- _Direction_:
Retype the listing below line for line, but only from the line with "Give me the matplotlib source for this chart." down to the line with "mfc='#0000cc', mec='#0000ff', label='bigram", inclusive. Pictures stay out.

- _Data excerpts_:
——————————
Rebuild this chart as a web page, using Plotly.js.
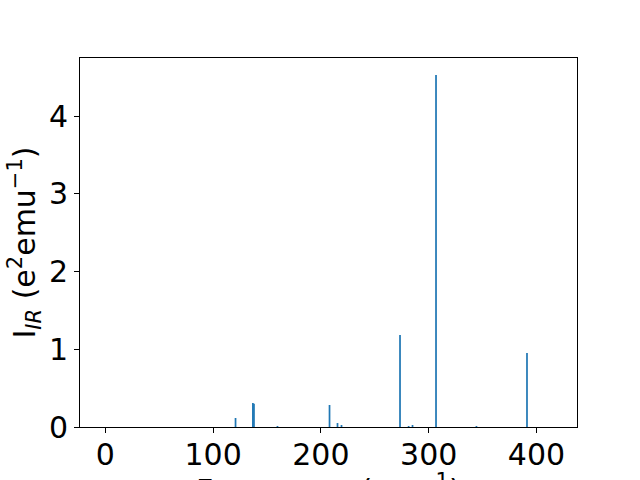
<!DOCTYPE html>
<html>
<head>
<meta charset="utf-8">
<script src="https://cdn.plot.ly/plotly-3.0.1.min.js"></script>
<style>html,body{margin:0;padding:0;background:#fff}#chart{width:640px;height:480px}</style>
</head>
<body>
<div id="chart"></div>
<script>
var frequencies = [120.8, 136.9, 137.9, 159.7, 208.0, 215.4, 219.1, 273.4, 281.4, 285.0, 306.8, 344.3, 391.2];
var intensities = [0.116, 0.31, 0.30, 0.013, 0.283, 0.051, 0.026, 1.183, 0.013, 0.026, 4.527, 0.013, 0.952];
var xTicks = [0, 100, 200, 300, 400];
var yTicks = [0, 1, 2, 3, 4];
var xTitle = 'Frequency (cm<sup>−1</sup>)';
var yTitle = 'I<sub><i>IR</i></sub> (e<sup>2</sup>emu<sup>−1</sup>)';

var trace = {
  type: 'bar',
  x: frequencies,
  y: intensities,
  width: 1.6,
  marker: {color: '#1f77b4', line: {width: 0}},
  hoverinfo: 'x+y'
};

var font = {family: 'DejaVu Sans', size: 30, color: '#000'};

var layout = {
  width: 640, height: 480,
  margin: {l: 80, r: 63, t: 58, b: 53},
  paper_bgcolor: '#fff', plot_bgcolor: '#fff',
  showlegend: false,
  font: font,
  xaxis: {
    range: [-23.5, 437.6],
    tickvals: xTicks,
    ticktext: xTicks.map(String),
    ticks: 'outside', ticklen: 5, tickwidth: 1, tickcolor: '#000',
    ticklabelstandoff: -4,
    showline: true, linecolor: '#000', linewidth: 1, mirror: true,
    showgrid: false, zeroline: false,
    tickfont: font,
    automargin: false
  },
  yaxis: {
    range: [0, 4.746],
    tickvals: yTicks,
    ticktext: yTicks.map(String),
    ticks: 'outside', ticklen: 5, tickwidth: 1, tickcolor: '#000',
    showline: true, linecolor: '#000', linewidth: 1, mirror: true,
    showgrid: false, zeroline: false,
    tickfont: font,
    automargin: false,
    title: {text: yTitle, font: font, standoff: 4}
  },
  annotations: [{
    text: xTitle,
    xref: 'paper', yref: 'paper',
    x: 0.5, y: 0,
    xanchor: 'center', yanchor: 'top',
    yshift: -40,
    showarrow: false,
    font: font
  }]
};

Plotly.newPlot('chart', [trace], layout, {displayModeBar: false, staticPlot: true});
</script>
</body>
</html>
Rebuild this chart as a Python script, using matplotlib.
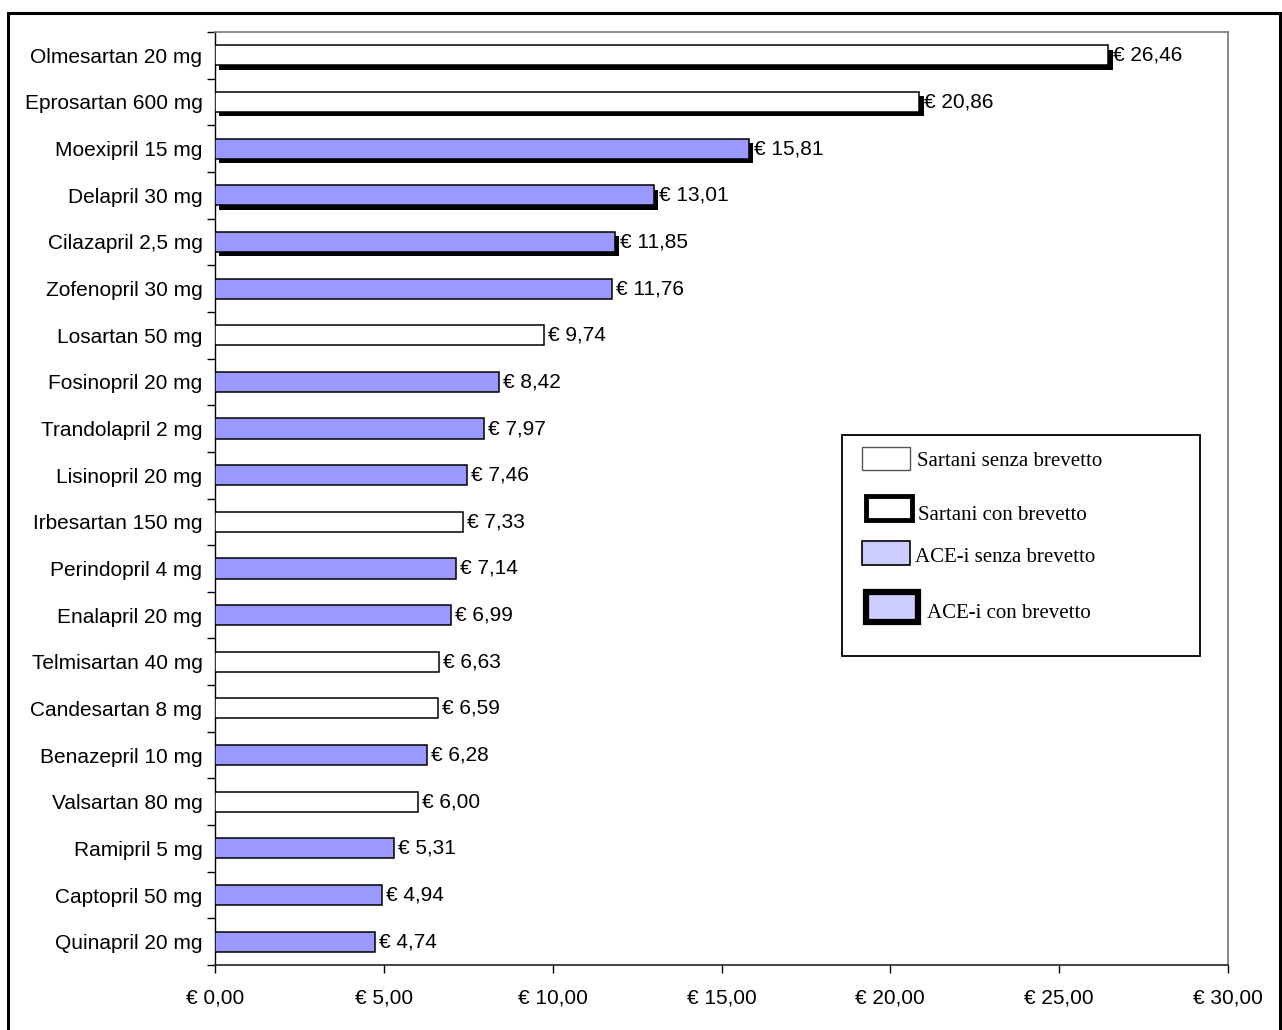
import matplotlib
matplotlib.use("Agg")
import matplotlib.pyplot as plt
import matplotlib.patches as mpatches
import matplotlib.patheffects as pe
from matplotlib.ticker import FixedLocator, FuncFormatter
import numpy as np

# ---- data ----
drugs = ["Olmesartan 20 mg", "Eprosartan 600 mg", "Moexipril 15 mg", "Delapril 30 mg",
         "Cilazapril 2,5 mg", "Zofenopril 30 mg", "Losartan 50 mg", "Fosinopril 20 mg",
         "Trandolapril 2 mg", "Lisinopril 20 mg", "Irbesartan 150 mg", "Perindopril 4 mg",
         "Enalapril 20 mg", "Telmisartan 40 mg", "Candesartan 8 mg", "Benazepril 10 mg",
         "Valsartan 80 mg", "Ramipril 5 mg", "Captopril 50 mg", "Quinapril 20 mg"]
costs = [26.46, 20.86, 15.81, 13.01, 11.85, 11.76, 9.74, 8.42, 7.97, 7.46, 7.33, 7.14,
         6.99, 6.63, 6.59, 6.28, 6.00, 5.31, 4.94, 4.74]
drug_class = ["S", "S", "A", "A", "A", "A", "S", "A", "A", "A", "S", "A",
              "A", "S", "S", "A", "S", "A", "A", "A"]
patented = [True, True, True, True, True, False, False, False, False, False, False, False,
            False, False, False, False, False, False, False, False]
legend_labels = ["Sartani senza brevetto", "Sartani con brevetto",
                 "ACE-i senza brevetto", "ACE-i con brevetto"]
x_ticks = [0, 5, 10, 15, 20, 25, 30]

ACE_COLOR = "#9999FF"
ACE_LEGEND = "#CCCCFF"
SANS = ["Liberation Sans", "DejaVu Sans"]
SERIF = ["Liberation Serif", "DejaVu Serif"]
FS = 15

W, H = 1282, 1030
fig = plt.figure(figsize=(W / 100, H / 100), dpi=100)
fig.patch.set_facecolor("white")

def fx(px):
    return px / W

def fy(py):
    return 1 - py / H

ax = fig.add_axes([fx(215), fy(965), fx(1228) - fx(215), fy(32) - fy(965)])

n = len(drugs)
ypos = np.arange(n)
for i in range(n):
    face = ACE_COLOR if drug_class[i] == "A" else "white"
    bar = ax.barh(ypos[i], costs[i], height=0.43, color=face, edgecolor="black",
                  linewidth=1.1, zorder=3)
    if patented[i]:
        for p in bar.patches:
            p.set_path_effects([pe.SimplePatchShadow(offset=(3.0, -3.2),
                                                     shadow_rgbFace="black", alpha=1.0),
                                pe.Normal()])
    lbl = "€ " + f"{costs[i]:.2f}".replace(".", ",")
    ax.annotate(lbl, xy=(costs[i], ypos[i]), xytext=(3.5 if patented[i] else 3, 0),
                textcoords="offset points", va="center", ha="left",
                fontsize=FS, family=SANS, color="black")

ax.set_xlim(0, 30)
ax.set_ylim(n - 0.5, -0.5)

ax.set_yticks(ypos)
ax.set_yticklabels(drugs, family=SANS, fontsize=FS)
ax.yaxis.set_minor_locator(FixedLocator(np.arange(-0.5, n, 1.0)))
ax.tick_params(axis="y", which="major", length=0, pad=9)
ax.tick_params(axis="y", which="minor", length=6, width=1, direction="out")

ax.set_xticks(x_ticks)
ax.xaxis.set_major_formatter(FuncFormatter(lambda v, p: "€ " + f"{v:.2f}".replace(".", ",")))
ax.tick_params(axis="x", which="major", length=6, width=1, direction="out", pad=11)
for t in ax.get_xticklabels():
    t.set_family(SANS)
    t.set_fontsize(FS)

for s in ["top", "right"]:
    ax.spines[s].set_color("#808080")
    ax.spines[s].set_linewidth(1.3)
ax.spines["left"].set_color("black")
ax.spines["left"].set_linewidth(1.0)
ax.spines["bottom"].set_color("#333333")
ax.spines["bottom"].set_linewidth(1.3)

# outer chart frame
fig.add_artist(mpatches.Rectangle((fx(8), -0.02), fx(1280) - fx(8), fy(13) + 0.02,
                                  transform=fig.transFigure, fill=False,
                                  edgecolor="black", linewidth=2.2, clip_on=False))

# legend box
fig.add_artist(mpatches.Rectangle((fx(842), fy(656)), fx(1200) - fx(842), fy(435) - fy(656),
                                  transform=fig.transFigure, facecolor="white",
                                  edgecolor="black", linewidth=1.3))

leg_items = [
    # (x0, y0, x1, y1, face, edge lw, text x, text y)
    (862, 447, 910, 470, "white", 1.0, 917, 462),
    (866, 496, 912, 520, "white", 3.5, 918, 515),
    (862, 541, 910, 565, ACE_LEGEND, 1.2, 915, 558),
    (866, 592, 918, 622, ACE_LEGEND, 4.5, 927, 614),
]
for (x0, y0, x1, y1, face, lw, tx, ty), lab in zip(leg_items, legend_labels):
    edge = "#555555" if lw < 1.1 else "black"
    r = mpatches.Rectangle((fx(x0), fy(y1)), fx(x1) - fx(x0), fy(y0) - fy(y1),
                           transform=fig.transFigure, facecolor=face,
                           edgecolor=edge, linewidth=lw)
    fig.add_artist(r)
    fig.text(fx(tx), fy(ty), lab, family=SERIF, fontsize=15, va="center", ha="left")

fig.savefig("out.png", dpi=100, facecolor="white")
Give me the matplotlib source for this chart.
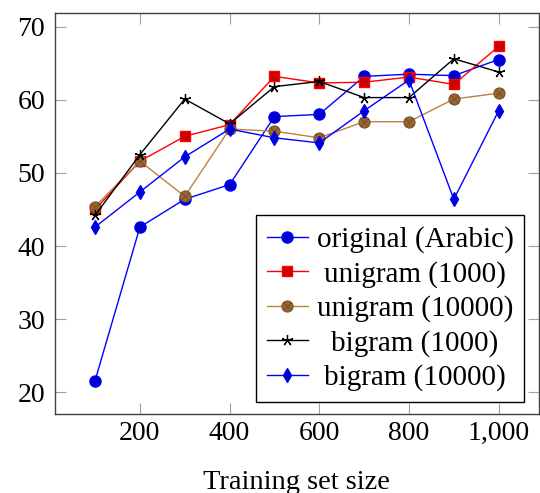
import numpy as np
import matplotlib
matplotlib.use("Agg")
import matplotlib.pyplot as plt
from matplotlib.path import Path
from matplotlib.ticker import FuncFormatter

plt.rcParams['font.family'] = ['Liberation Serif', 'DejaVu Serif']
plt.rcParams['font.size'] = 20

# data
sizes = [100, 200, 300, 400, 500, 600, 700, 800, 900, 1000]
original_arabic = [21.6, 42.6, 46.4, 48.4, 57.7, 58.0, 63.2, 63.5, 63.3, 65.5]
unigram_1000 = [45.0, 51.6, 55.0, 56.6, 63.2, 62.3, 62.4, 63.1, 62.1, 67.3]
unigram_10000 = [45.4, 51.6, 46.8, 56.0, 55.7, 54.8, 57.0, 57.0, 60.1, 60.9]
bigram_1000 = [44.2, 52.5, 60.1, 56.7, 61.8, 62.5, 60.3, 60.3, 65.6, 63.8]
bigram_10000 = [42.6, 47.4, 52.2, 56.0, 54.8, 54.1, 58.5, 62.7, 46.4, 58.5]

x_ticks = [200, 400, 600, 800, 1000]
y_ticks = [20, 30, 40, 50, 60, 70]

# circle with a cross (pgfplots otimes)
d = np.sqrt(0.5)
otimes = Path.make_compound_path(
    Path.unit_circle(),
    Path([[-d, -d], [d, d]], [Path.MOVETO, Path.LINETO]),
    Path([[-d, d], [d, -d]], [Path.MOVETO, Path.LINETO]),
)

fig = plt.figure(figsize=(5.4, 4.93), dpi=100)
ax = fig.add_axes([0.1013, 0.1596, 0.8969, 0.8146])

ax.plot(sizes, original_arabic, color='#0000ff', lw=1.0, marker='o', ms=8,
        mfc='#0000cc', mec='#0000ff', label='original (Arabic)')
ax.plot(sizes, unigram_1000, color='#ff0000', lw=1.0, marker='s', ms=7.5,
        mfc='#cc0000', mec='#ff0000', label='unigram (1000)')
ax.plot(sizes, unigram_10000, color='#bf8040', lw=1.0, marker=otimes, ms=8,
        mfc='#996633', mec='#7a5229', mew=0.8, label='unigram (10000)')
ax.plot(sizes, bigram_1000, color='black', lw=1.0, marker=(5, 2, 0), ms=8,
        mec='black', mew=0.9, label='bigram (1000)')
ax.plot(sizes, bigram_10000, color='#0000ff', lw=1.0, marker='d', ms=7.5,
        mfc='#0000cc', mec='#0000ff', label='bigram (10000)')

ax.set_xlim(10, 1090)
ax.set_ylim(17.0, 71.9)
ax.set_xticks(x_ticks)
ax.set_yticks(y_ticks)
ax.xaxis.set_major_formatter(FuncFormatter(lambda v, p: f"{int(v):,}"))
ax.tick_params(direction='in', length=7.8, width=0.8, color='#a0a0a0',
               top=True, right=True, labelsize=20)
ax.tick_params(axis='x', pad=5)
ax.tick_params(axis='y', pad=7)
for s in ax.spines.values():
    s.set_color('#404040')
    s.set_linewidth(1.0)

ax.set_xlabel('Training set size', fontsize=20.5, labelpad=17)

leg = ax.legend(loc='lower right', bbox_to_anchor=(0.97, 0.03), borderaxespad=0,
                fontsize=21, handlelength=1.4, handletextpad=0.3,
                labelspacing=0.26, borderpad=0.38, fancybox=False,
                edgecolor='black', framealpha=1)
leg.get_frame().set_linewidth(1.0)

# center legend entries like pgfplots does
fig.canvas.draw()
r = fig.canvas.get_renderer()
texts = leg.get_texts()
ws = [t.get_window_extent(r).width for t in texts]
mw = max(ws)
for t, w in zip(texts, ws):
    t.set_position(((mw - w) / 2, 0))

fig.savefig('out.png', dpi=100)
——————————
- _The reply_:
Give me the matplotlib source for this chart.
import numpy as np
import matplotlib
matplotlib.use("Agg")
import matplotlib.pyplot as plt
from matplotlib.path import Path
from matplotlib.ticker import FuncFormatter

plt.rcParams['font.family'] = ['Liberation Serif', 'DejaVu Serif']
plt.rcParams['font.size'] = 20

# data
sizes = [100, 200, 300, 400, 500, 600, 700, 800, 900, 1000]
original_arabic = [21.6, 42.6, 46.4, 48.4, 57.7, 58.0, 63.2, 63.5, 63.3, 65.5]
unigram_1000 = [45.0, 51.6, 55.0, 56.6, 63.2, 62.3, 62.4, 63.1, 62.1, 67.3]
unigram_10000 = [45.4, 51.6, 46.8, 56.0, 55.7, 54.8, 57.0, 57.0, 60.1, 60.9]
bigram_1000 = [44.2, 52.5, 60.1, 56.7, 61.8, 62.5, 60.3, 60.3, 65.6, 63.8]
bigram_10000 = [42.6, 47.4, 52.2, 56.0, 54.8, 54.1, 58.5, 62.7, 46.4, 58.5]

x_ticks = [200, 400, 600, 800, 1000]
y_ticks = [20, 30, 40, 50, 60, 70]

# circle with a cross (pgfplots otimes)
d = np.sqrt(0.5)
otimes = Path.make_compound_path(
    Path.unit_circle(),
    Path([[-d, -d], [d, d]], [Path.MOVETO, Path.LINETO]),
    Path([[-d, d], [d, -d]], [Path.MOVETO, Path.LINETO]),
)

fig = plt.figure(figsize=(5.4, 4.93), dpi=100)
ax = fig.add_axes([0.1013, 0.1596, 0.8969, 0.8146])

ax.plot(sizes, original_arabic, color='#0000ff', lw=1.0, marker='o', ms=8,
        mfc='#0000cc', mec='#0000ff', label='original (Arabic)')
ax.plot(sizes, unigram_1000, color='#ff0000', lw=1.0, marker='s', ms=7.5,
        mfc='#cc0000', mec='#ff0000', label='unigram (1000)')
ax.plot(sizes, unigram_10000, color='#bf8040', lw=1.0, marker=otimes, ms=8,
        mfc='#996633', mec='#7a5229', mew=0.8, label='unigram (10000)')
ax.plot(sizes, bigram_1000, color='black', lw=1.0, marker=(5, 2, 0), ms=8,
        mec='black', mew=0.9, label='bigram (1000)')
ax.plot(sizes, bigram_10000, color='#0000ff', lw=1.0, marker='d', ms=7.5,
        mfc='#0000cc', mec='#0000ff', label='bigram (10000)')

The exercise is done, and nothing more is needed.